Philip, myself, and brother Joe at my wedding January 7, 2012…
I’m not sure if a blog or FaceBook or twitter are appropriate places to ask people to pray for situations like this… but I guess that’s what I’d really like to do. Please pray for guidance for his doctors and for healing in his body. Pray for my families emotional well-being in all of this as well.

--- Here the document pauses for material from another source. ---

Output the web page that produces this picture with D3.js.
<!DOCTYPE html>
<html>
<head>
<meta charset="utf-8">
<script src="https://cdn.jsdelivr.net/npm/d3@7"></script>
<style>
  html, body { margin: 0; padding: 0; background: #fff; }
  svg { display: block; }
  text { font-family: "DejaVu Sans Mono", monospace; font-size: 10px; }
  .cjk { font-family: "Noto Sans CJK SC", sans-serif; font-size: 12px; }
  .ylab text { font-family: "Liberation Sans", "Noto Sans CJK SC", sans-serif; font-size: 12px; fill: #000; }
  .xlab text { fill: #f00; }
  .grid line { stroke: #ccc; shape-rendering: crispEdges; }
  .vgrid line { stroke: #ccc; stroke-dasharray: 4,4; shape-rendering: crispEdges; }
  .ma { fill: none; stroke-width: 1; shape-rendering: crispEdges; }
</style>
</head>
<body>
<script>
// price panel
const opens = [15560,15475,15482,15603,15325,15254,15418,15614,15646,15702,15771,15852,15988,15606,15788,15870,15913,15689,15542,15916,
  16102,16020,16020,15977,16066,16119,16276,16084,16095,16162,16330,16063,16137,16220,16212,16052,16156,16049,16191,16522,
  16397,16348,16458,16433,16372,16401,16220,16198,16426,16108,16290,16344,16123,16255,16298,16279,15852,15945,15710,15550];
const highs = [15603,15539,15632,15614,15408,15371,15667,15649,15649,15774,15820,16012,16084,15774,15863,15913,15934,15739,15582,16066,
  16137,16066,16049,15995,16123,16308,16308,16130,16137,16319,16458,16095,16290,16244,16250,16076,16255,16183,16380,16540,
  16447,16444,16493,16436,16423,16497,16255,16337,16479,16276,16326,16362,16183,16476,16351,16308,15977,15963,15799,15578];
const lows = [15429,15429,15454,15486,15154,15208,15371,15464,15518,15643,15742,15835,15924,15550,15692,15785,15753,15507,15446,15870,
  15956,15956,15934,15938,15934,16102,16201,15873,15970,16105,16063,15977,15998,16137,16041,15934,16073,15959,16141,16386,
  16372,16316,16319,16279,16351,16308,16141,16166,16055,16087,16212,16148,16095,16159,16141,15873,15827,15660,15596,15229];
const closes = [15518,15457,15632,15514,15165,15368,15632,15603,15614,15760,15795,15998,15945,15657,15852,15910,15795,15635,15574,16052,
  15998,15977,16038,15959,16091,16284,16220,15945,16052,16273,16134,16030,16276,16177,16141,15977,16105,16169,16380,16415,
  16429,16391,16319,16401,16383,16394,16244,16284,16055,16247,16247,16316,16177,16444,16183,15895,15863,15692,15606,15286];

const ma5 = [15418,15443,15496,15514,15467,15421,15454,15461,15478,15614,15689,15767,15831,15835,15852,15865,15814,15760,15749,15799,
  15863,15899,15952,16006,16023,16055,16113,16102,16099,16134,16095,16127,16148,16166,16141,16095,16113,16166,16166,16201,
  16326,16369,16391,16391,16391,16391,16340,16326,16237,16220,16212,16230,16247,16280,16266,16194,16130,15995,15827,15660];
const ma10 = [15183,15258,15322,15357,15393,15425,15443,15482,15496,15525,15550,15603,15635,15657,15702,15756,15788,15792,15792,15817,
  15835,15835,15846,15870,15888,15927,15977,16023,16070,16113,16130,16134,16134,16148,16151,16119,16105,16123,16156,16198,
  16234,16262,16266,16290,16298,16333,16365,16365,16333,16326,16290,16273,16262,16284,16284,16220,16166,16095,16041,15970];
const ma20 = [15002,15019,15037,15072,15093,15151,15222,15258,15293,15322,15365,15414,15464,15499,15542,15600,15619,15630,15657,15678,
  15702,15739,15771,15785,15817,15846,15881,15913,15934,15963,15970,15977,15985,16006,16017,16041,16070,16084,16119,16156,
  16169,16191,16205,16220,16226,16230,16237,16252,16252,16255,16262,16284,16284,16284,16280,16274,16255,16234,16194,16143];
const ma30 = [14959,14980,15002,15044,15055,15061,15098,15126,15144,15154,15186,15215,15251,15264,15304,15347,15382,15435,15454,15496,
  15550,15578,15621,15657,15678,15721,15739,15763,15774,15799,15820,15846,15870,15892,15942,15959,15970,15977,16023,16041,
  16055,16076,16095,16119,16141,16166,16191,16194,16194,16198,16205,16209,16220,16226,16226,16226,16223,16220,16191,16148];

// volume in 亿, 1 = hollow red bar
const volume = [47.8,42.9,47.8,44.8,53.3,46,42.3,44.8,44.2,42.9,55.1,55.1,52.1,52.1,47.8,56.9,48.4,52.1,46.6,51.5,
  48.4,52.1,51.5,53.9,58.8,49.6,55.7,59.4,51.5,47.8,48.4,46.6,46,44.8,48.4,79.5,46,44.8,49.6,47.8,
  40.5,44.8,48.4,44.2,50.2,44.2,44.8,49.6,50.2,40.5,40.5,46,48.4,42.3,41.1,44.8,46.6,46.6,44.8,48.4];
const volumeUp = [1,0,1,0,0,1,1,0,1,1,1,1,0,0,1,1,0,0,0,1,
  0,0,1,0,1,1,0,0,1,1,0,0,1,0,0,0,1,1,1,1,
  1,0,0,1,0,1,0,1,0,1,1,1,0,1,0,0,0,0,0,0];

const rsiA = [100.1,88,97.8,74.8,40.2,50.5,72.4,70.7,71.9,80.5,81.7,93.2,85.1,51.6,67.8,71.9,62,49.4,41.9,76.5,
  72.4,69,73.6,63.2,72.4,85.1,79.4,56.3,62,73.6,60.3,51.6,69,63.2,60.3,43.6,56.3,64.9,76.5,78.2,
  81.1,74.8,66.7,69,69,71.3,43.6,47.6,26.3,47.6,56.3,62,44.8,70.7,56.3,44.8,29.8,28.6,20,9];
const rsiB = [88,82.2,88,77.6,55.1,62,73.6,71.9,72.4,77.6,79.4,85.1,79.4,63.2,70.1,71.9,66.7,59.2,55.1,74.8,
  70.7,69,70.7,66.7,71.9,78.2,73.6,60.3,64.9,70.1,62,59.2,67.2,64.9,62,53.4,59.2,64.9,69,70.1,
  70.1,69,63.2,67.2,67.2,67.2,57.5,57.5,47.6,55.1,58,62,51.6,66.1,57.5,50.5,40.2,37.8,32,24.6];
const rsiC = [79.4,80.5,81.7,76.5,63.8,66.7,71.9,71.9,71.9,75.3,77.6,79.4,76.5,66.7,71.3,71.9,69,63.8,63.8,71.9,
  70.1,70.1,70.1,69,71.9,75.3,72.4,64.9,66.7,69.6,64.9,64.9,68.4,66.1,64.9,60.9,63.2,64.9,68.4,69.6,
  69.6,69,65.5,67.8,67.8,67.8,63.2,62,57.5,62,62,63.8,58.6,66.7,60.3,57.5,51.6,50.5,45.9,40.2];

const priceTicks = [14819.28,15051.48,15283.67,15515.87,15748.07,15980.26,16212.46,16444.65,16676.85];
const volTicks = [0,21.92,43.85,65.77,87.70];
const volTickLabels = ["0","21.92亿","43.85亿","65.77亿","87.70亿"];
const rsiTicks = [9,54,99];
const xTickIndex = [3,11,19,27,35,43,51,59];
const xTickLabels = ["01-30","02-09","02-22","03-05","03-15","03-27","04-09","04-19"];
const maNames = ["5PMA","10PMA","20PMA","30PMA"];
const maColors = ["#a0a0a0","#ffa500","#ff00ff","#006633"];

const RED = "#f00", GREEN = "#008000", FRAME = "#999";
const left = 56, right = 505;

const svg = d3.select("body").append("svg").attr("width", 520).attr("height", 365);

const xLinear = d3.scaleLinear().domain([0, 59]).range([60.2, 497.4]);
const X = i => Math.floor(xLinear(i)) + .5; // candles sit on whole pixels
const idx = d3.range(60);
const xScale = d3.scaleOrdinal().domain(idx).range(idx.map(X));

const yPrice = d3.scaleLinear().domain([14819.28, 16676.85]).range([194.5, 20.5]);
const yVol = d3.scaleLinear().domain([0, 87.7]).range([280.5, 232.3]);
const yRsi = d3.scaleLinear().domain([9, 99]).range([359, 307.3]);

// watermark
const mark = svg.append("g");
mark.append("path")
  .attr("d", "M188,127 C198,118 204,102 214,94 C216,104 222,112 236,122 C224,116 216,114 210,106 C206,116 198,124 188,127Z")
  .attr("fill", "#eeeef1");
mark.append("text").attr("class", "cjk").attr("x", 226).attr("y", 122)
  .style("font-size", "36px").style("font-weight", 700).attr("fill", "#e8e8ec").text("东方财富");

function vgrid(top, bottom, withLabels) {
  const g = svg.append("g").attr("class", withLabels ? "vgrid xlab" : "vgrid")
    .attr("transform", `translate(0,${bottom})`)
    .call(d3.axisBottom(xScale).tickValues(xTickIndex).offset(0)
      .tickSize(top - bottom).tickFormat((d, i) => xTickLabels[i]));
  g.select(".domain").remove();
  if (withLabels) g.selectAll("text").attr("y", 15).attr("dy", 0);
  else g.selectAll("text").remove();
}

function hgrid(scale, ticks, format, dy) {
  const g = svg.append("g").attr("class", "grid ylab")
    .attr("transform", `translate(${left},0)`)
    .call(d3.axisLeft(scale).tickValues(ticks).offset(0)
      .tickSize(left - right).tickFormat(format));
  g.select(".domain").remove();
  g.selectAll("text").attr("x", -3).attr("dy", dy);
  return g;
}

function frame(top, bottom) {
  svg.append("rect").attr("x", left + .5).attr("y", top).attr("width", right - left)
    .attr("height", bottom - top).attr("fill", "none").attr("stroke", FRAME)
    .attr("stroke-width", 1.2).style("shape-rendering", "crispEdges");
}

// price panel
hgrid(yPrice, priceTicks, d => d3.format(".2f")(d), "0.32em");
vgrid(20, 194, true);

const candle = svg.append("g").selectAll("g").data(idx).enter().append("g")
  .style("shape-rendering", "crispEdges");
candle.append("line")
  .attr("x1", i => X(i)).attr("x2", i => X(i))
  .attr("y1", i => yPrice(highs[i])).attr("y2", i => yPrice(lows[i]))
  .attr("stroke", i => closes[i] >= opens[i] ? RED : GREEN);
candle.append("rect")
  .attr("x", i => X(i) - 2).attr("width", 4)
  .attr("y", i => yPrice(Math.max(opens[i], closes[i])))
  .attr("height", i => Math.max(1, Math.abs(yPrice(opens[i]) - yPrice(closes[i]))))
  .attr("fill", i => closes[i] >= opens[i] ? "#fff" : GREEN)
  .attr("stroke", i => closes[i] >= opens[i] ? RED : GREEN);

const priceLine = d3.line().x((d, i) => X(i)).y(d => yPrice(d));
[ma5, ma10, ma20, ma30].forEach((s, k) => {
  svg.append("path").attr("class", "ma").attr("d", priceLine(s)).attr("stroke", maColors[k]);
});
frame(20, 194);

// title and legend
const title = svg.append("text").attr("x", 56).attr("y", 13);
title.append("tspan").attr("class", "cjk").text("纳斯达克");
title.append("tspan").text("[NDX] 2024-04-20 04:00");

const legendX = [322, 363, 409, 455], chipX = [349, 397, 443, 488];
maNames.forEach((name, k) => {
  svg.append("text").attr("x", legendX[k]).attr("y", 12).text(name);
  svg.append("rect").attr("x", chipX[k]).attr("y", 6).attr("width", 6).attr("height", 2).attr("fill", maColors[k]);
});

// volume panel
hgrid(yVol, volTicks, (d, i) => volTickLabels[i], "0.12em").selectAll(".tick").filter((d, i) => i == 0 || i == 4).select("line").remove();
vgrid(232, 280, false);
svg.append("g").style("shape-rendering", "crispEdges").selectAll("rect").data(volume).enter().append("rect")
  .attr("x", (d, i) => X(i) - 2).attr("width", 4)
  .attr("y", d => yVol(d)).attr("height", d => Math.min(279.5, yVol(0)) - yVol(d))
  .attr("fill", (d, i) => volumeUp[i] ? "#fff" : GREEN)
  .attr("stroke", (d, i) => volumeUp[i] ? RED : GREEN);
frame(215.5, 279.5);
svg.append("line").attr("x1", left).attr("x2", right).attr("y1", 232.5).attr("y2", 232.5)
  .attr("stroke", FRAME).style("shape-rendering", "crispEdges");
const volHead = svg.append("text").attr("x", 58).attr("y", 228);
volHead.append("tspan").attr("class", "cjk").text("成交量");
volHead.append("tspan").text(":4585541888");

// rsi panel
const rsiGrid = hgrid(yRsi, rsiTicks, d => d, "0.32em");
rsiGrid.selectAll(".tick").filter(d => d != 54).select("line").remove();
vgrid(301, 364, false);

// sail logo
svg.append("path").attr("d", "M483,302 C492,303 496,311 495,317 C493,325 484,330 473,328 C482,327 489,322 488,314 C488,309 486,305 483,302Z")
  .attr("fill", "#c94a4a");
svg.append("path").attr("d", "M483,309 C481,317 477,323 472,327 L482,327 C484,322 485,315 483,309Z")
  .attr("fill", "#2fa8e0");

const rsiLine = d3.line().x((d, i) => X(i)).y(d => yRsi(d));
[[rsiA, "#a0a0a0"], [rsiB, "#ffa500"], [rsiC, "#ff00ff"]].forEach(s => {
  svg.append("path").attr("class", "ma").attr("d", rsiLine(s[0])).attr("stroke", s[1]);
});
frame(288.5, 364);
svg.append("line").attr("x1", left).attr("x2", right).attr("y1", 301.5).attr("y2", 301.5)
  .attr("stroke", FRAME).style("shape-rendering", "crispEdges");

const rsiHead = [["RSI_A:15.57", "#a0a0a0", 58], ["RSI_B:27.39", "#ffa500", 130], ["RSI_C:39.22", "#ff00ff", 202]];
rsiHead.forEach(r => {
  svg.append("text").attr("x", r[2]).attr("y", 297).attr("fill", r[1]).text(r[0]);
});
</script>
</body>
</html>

The roller coaster had another twist in the ride in that my husband’s daughter Kristen gave birth to a baby boy in Africa right about the same time we heard about Philip! This is her third child and his name is Isaiah David John… a brother to Zechariah, almost 3, and sister Maisha, 4 and a half. Kristen and her husband Kevin are group tour hosts in North Africa for groups from North America. They speak several languages and two of their children have been born in North African hospitals. I am not Kristen’s mother and to her children, I am “Aunty Julie”… or “Aunty Joe-Lulia”. We had hoped to head out to Africa for a short visit after the baby was born but travel plans are on hold while Philip’s treatment plan is still uncertain. Kristen’s mom, Jocelyn, is out there right now helping out the newly expanded family. We hope this gets settled with Philip so we can head out there for a bit as well. I’m in Boston for a show on April 7th so it would be wonderful if we could do that shortly after….
Such is life…
Little Zechariah sharing his toy car with newborn Isaiah…

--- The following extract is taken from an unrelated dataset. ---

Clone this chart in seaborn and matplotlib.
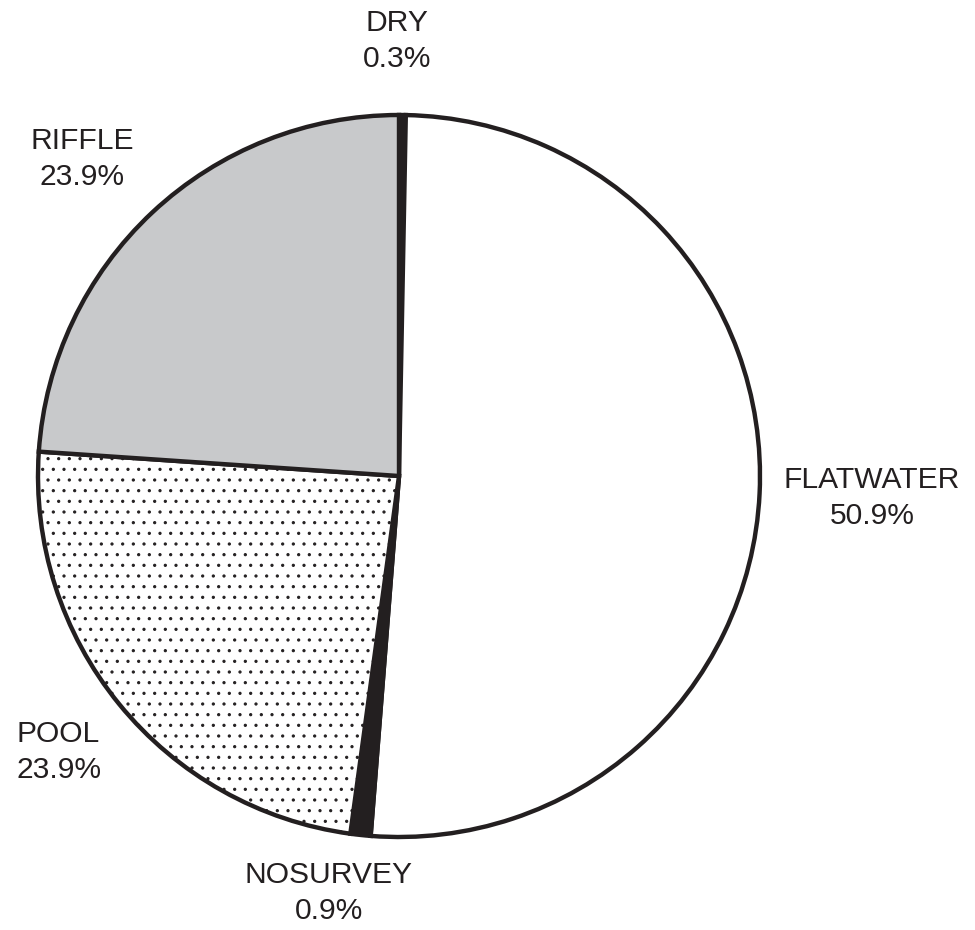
import matplotlib
matplotlib.use("Agg")
import matplotlib.pyplot as plt
import seaborn as sns

DPI = 64
W_PX, H_PX = 975, 930


def px_to_pt(px):
    return px * 72.0 / DPI


sns.set_theme(style="white")
plt.rcParams["font.family"] = ["Liberation Sans", "DejaVu Sans"]
plt.rcParams["hatch.linewidth"] = px_to_pt(1.1)
plt.rcParams["hatch.color"] = "#231f20"

# Habitat shares, clockwise from twelve o'clock
categories = ["DRY", "FLATWATER", "NOSURVEY", "POOL", "RIFFLE"]
shares = [0.3, 50.9, 0.9, 23.9, 23.9]
pct_labels = ["0.3%", "50.9%", "0.9%", "23.9%", "23.9%"]

colors = ["#231f20", "#ffffff", "#231f20", "#ffffff", "#c8c9cb"]
hatches = [None, None, None, ".", None]

# label anchor points (in pie radii)
label_pos = {
    "DRY": (-0.006, 1.205),
    "FLATWATER": (1.310, -0.061),
    "NOSURVEY": (-0.194, -1.155),
    "POOL": (-0.943, -0.765),
    "RIFFLE": (-0.878, 0.878),
}

fig = plt.figure(figsize=(W_PX / DPI, H_PX / DPI), dpi=DPI)
ax = fig.add_axes([38 / W_PX, 93 / H_PX, 722 / W_PX, 722 / H_PX])

wedges, _ = ax.pie(
    shares,
    colors=colors,
    startangle=90,
    counterclock=False,
    radius=1.0,
    wedgeprops=dict(edgecolor="#231f20", linewidth=px_to_pt(4.4)),
)
for w, h in zip(wedges, hatches):
    if h:
        w.set_hatch(h)

for cat, pct in zip(categories, pct_labels):
    x, y = label_pos[cat]
    ax.text(x, y, f"{cat}\n{pct}", ha="center", va="center",
            fontsize=px_to_pt(30), color="#231f20", linespacing=1.35,
            clip_on=False)

ax.set_xlim(-1, 1)
ax.set_ylim(-1, 1)
ax.set_aspect("equal")
ax.axis("off")

fig.savefig("out.png", dpi=DPI, facecolor="white")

Okay, debriefing from the Dallas Symphony show has taken me a little longer than I’d hoped. It was an experience of a life time, to be sure! Wow… I just loved the power of the Horn Section during the cries in Rhiannon. A totally different dynamic to a performance like that then even a band that’s really cranked up. Interestingly, the volume is actually somewhat lower on stage but the intensity of the huge number of instruments all SEEM to add up to something bigger than life! I just loved it!!
I’ve been sitting in my Hot Tub here at home a couple of times reflecting on things and I have to say I did find the demographics at the shows to be a little puzzling. There were some younger people there… as young as 10 years old, but not that many. You WOULD expect there to be a larger proportion of elderly people as they are the major demographic holding season’s tickets. I know symphonies book a Rock show like this to help diversify their audience base but I don’t think they advertised the show to anyone but their seasons ticket holders. Even though the shows were very well attended, it sort of seemed to defeat their desired out come I should think. Not my problem I suppose… but none the less, puzzling.

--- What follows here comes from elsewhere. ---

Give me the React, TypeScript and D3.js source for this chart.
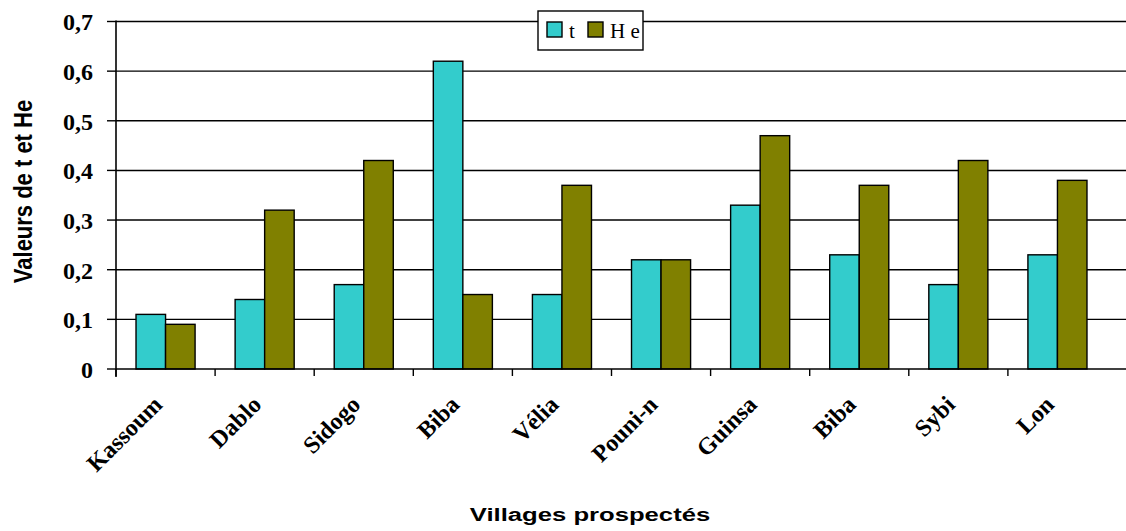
import React from "react";
import * as d3 from "d3";

const villages = ["Kassoum", "Dablo", "Sidogo", "Biba", "Vélia", "Pouni-n", "Guinsa", "Biba", "Sybi", "Lon"];
const tValues = [0.11, 0.14, 0.17, 0.62, 0.15, 0.22, 0.33, 0.23, 0.17, 0.23];
const heValues = [0.09, 0.32, 0.42, 0.15, 0.37, 0.22, 0.47, 0.37, 0.42, 0.38];
const yTicks = [0, 0.1, 0.2, 0.3, 0.4, 0.5, 0.6, 0.7];
const seriesNames = ["t", "H e"];
const seriesColors = ["#33CCCC", "#808000"];

const W = 1126;
const H = 531;
const left = 116;
const right = 1107;
const top = 21.5;
const bottom = 369;

export default function App() {
  const keys = villages.map((_, i) => String(i));
  const x = d3.scaleBand<string>().domain(keys).range([left, right]).paddingInner(0).paddingOuter(0);
  const y = d3.scaleLinear().domain([0, 0.7]).range([bottom, top]);
  const bw = x.bandwidth();
  const barW = bw * 0.298;
  const series = [tValues, heValues];
  const fmt = (v: number) => (v === 0 ? "0" : v.toFixed(1).replace(".", ","));
  const serif = "'Liberation Serif', 'Times New Roman', serif";
  const sans = "'Liberation Sans', Arial, sans-serif";

  return (
    <svg width={W} height={H} style={{ position: "absolute", left: 0, top: 0, background: "#fff" }}>
      {/* horizontal gridlines */}
      {yTicks.filter((v) => v > 0).map((v) => (
        <line key={"g" + v} x1={left} x2={W} y1={y(v)} y2={y(v)} stroke="#000" strokeWidth={1.4} />
      ))}
      {/* bars */}
      {keys.map((k, i) => {
        const cx = (x(k) as number) + bw / 2;
        return series.map((vals, s) => (
          <rect
            key={k + "-" + s}
            x={cx - barW + s * barW}
            y={y(vals[i])}
            width={barW}
            height={y(0) - y(vals[i])}
            fill={seriesColors[s]}
            stroke="#000"
            strokeWidth={1.4}
          />
        ));
      })}
      {/* x axis */}
      <line x1={left} x2={W} y1={bottom} y2={bottom} stroke="#000" strokeWidth={1.6} />
      {keys.map((k) => (
        <line key={"xt" + k} x1={x(k) as number} x2={x(k) as number} y1={bottom} y2={bottom + 7} stroke="#000" strokeWidth={1.4} />
      ))}
      {/* y axis */}
      <line x1={left} x2={left} y1={top - 1} y2={bottom + 8} stroke="#000" strokeWidth={1.6} />
      {yTicks.map((v) => (
        <g key={"yt" + v}>
          <line x1={left - 9} x2={left} y1={y(v)} y2={y(v)} stroke="#000" strokeWidth={1.4} />
          <text x={93} y={y(v)} dy="0.37em" textAnchor="end" fontFamily={serif} fontWeight="bold" fontSize={24}>
            {fmt(v)}
          </text>
        </g>
      ))}
      {/* category labels */}
      {keys.map((k, i) => {
        const cx = (x(k) as number) + bw / 2;
        return (
          <text
            key={"xl" + k}
            transform={`translate(${cx - 2},406) rotate(-45)`}
            textAnchor="end"
            fontFamily={serif}
            fontWeight="bold"
            fontSize={24}
          >
            {villages[i]}
          </text>
        );
      })}
      {/* axis titles */}
      <text
        transform={`translate(32,191.5) rotate(-90) scale(1,1.2)`}
        textAnchor="middle"
        fontFamily={sans}
        fontWeight="bold"
        fontSize={22}
      >
        Valeurs de t et He
      </text>
      <text
        transform={`translate(590,521) scale(1.35,1)`}
        textAnchor="middle"
        fontFamily={sans}
        fontWeight="bold"
        fontSize={19}
      >
        Villages prospectés
      </text>
      {/* legend */}
      <g>
        <rect x={538} y={11} width={105} height={39} fill="#fff" stroke="#000" strokeWidth={1.4} />
        {seriesNames.map((n, s) => {
          const lx = s === 0 ? 547 : 588;
          return (
            <g key={"lg" + s}>
              <rect x={lx} y={22} width={15} height={15} fill={seriesColors[s]} stroke="#000" strokeWidth={1.4} />
              <text x={lx + 22} y={38} fontFamily={serif} fontSize={21}>
                {n}
              </text>
            </g>
          );
        })}
      </g>
    </svg>
  );
}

There would be a few things I’d do differently, if I ever had an opportunity to do this again. I’d like to address the symphony as a group to jump start a bit of a relationship with them right up front. Just to get everyone on the same footing. In a group that size, sometimes the feature artist is looked on with a bit of disdain as you are seen to be there to usurp their moment in the spot light. This is very counter-productive to getting a good show together in short order. I’m no diva and I need to be sure it doesn’t take me all weekend to let these people know I am soooo unbelievably honored to be performing with THEM…. with an emphasis on “with” and “them”. In the end, it was all good. The audience was never the question. They loved the show and were very appreciative… For me, it will be a memory to last a life time.